Thermoluminescent response of Zn-modified titanium dioxide thin films subjected to continuous or pulsed ultraviolet radiation.

This work reports the thermoluminescent (TL) response of Zn-modified titanium dioxide thin films subjected to both continuous and pulsed ultraviolet (UV) radiation. The effect of varying Zn content on the film's compositional, structural, optical and thermoluminescent properties was investigated. Compositional characterization by X-ray photoelectron spectroscopy (XPS) showed that the atomic concentrations of titanium and oxygen correspond to stoichiometric TiO with Zn content from 0.3 to 2.6 at. %. Raman spectroscopy revealed a phase transition from rutile to anatase as the zinc content increases.
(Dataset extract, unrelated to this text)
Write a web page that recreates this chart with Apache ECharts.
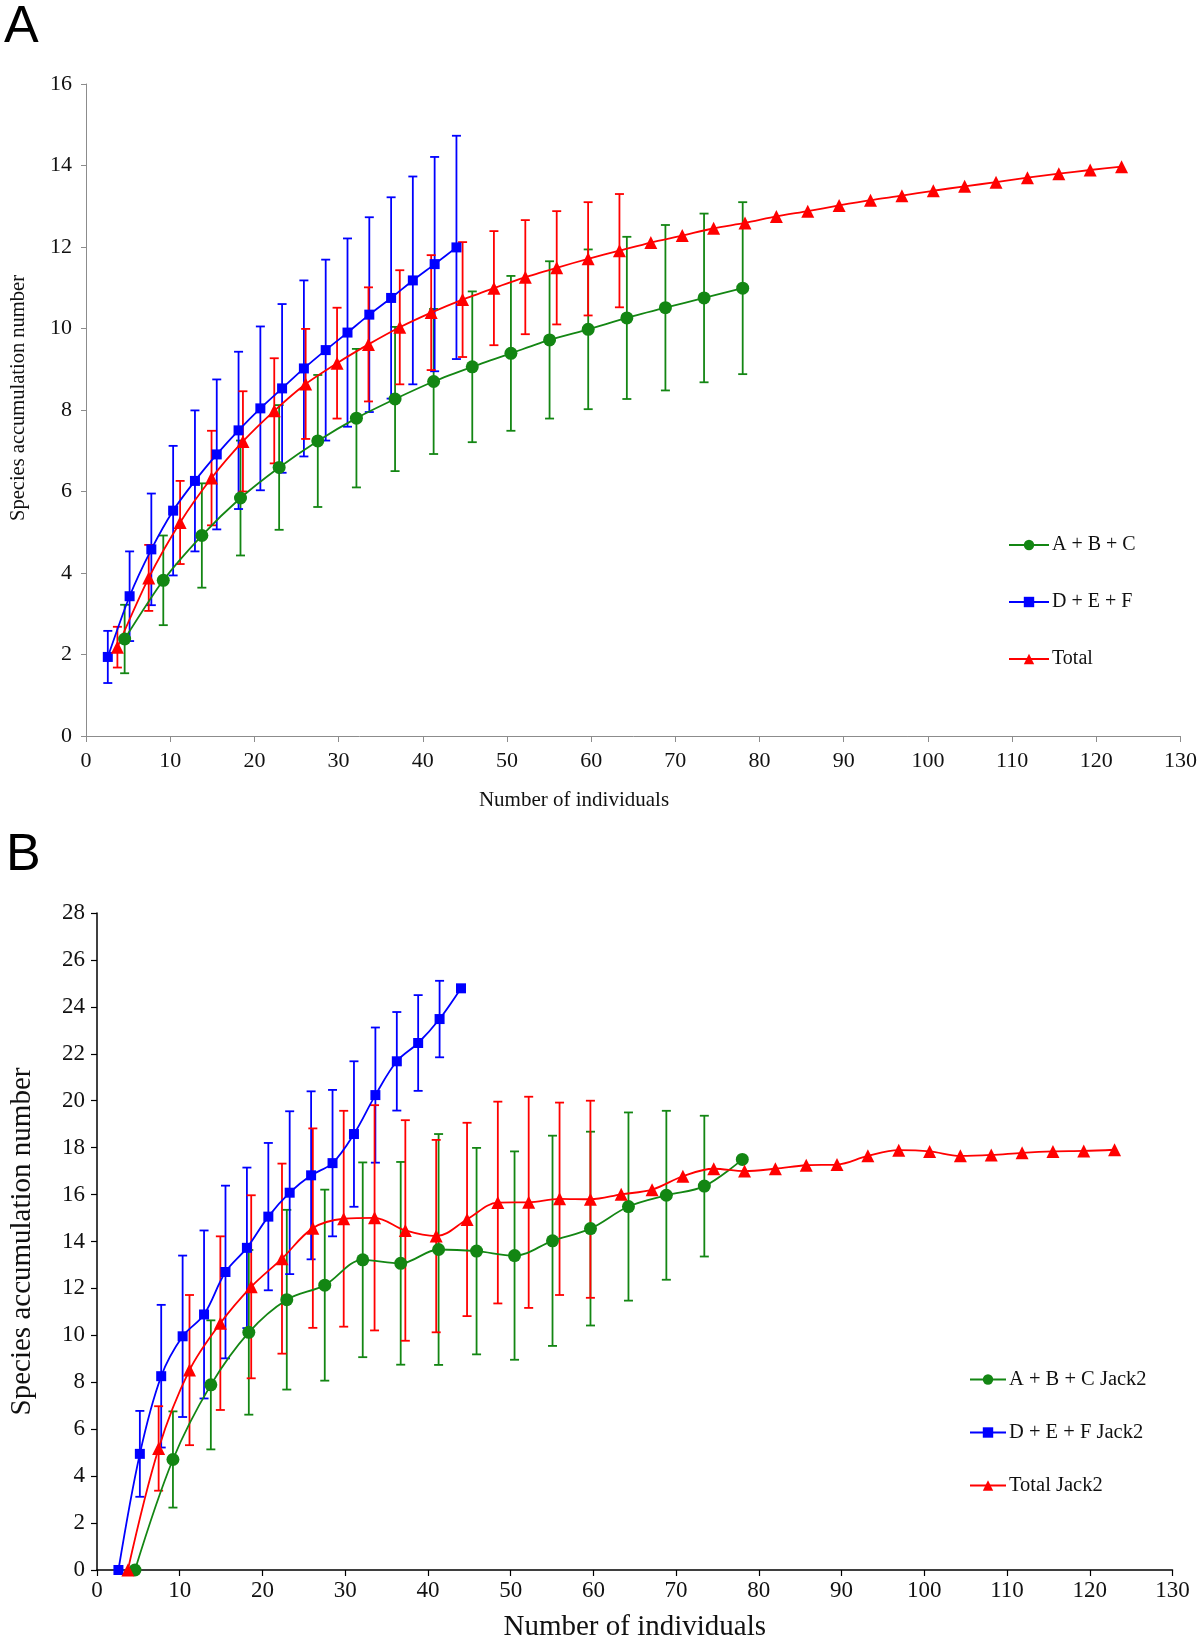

Optical characterization showed important changes in the electronic structure of the films as Zn content increased; particularly, the band gap energy increased from 3.1 to 3.4 eV. The thermoluminescent response was studied using two UV irradiation sources: a continuous UV lamp emitting at 254 nm and a pulsed Nd:YAG laser with emission at the third harmonic (355 nm) with a pulse duration of 5 ns. The thermoluminescence glow curves exhibited one peak close to 190 °C. In general terms, for both irradiation sources linear relationships between TL response and irradiation time were observed. These results suggest that Zn-modified titanium dioxide thin films have potential applications in UV light detection and monitoring.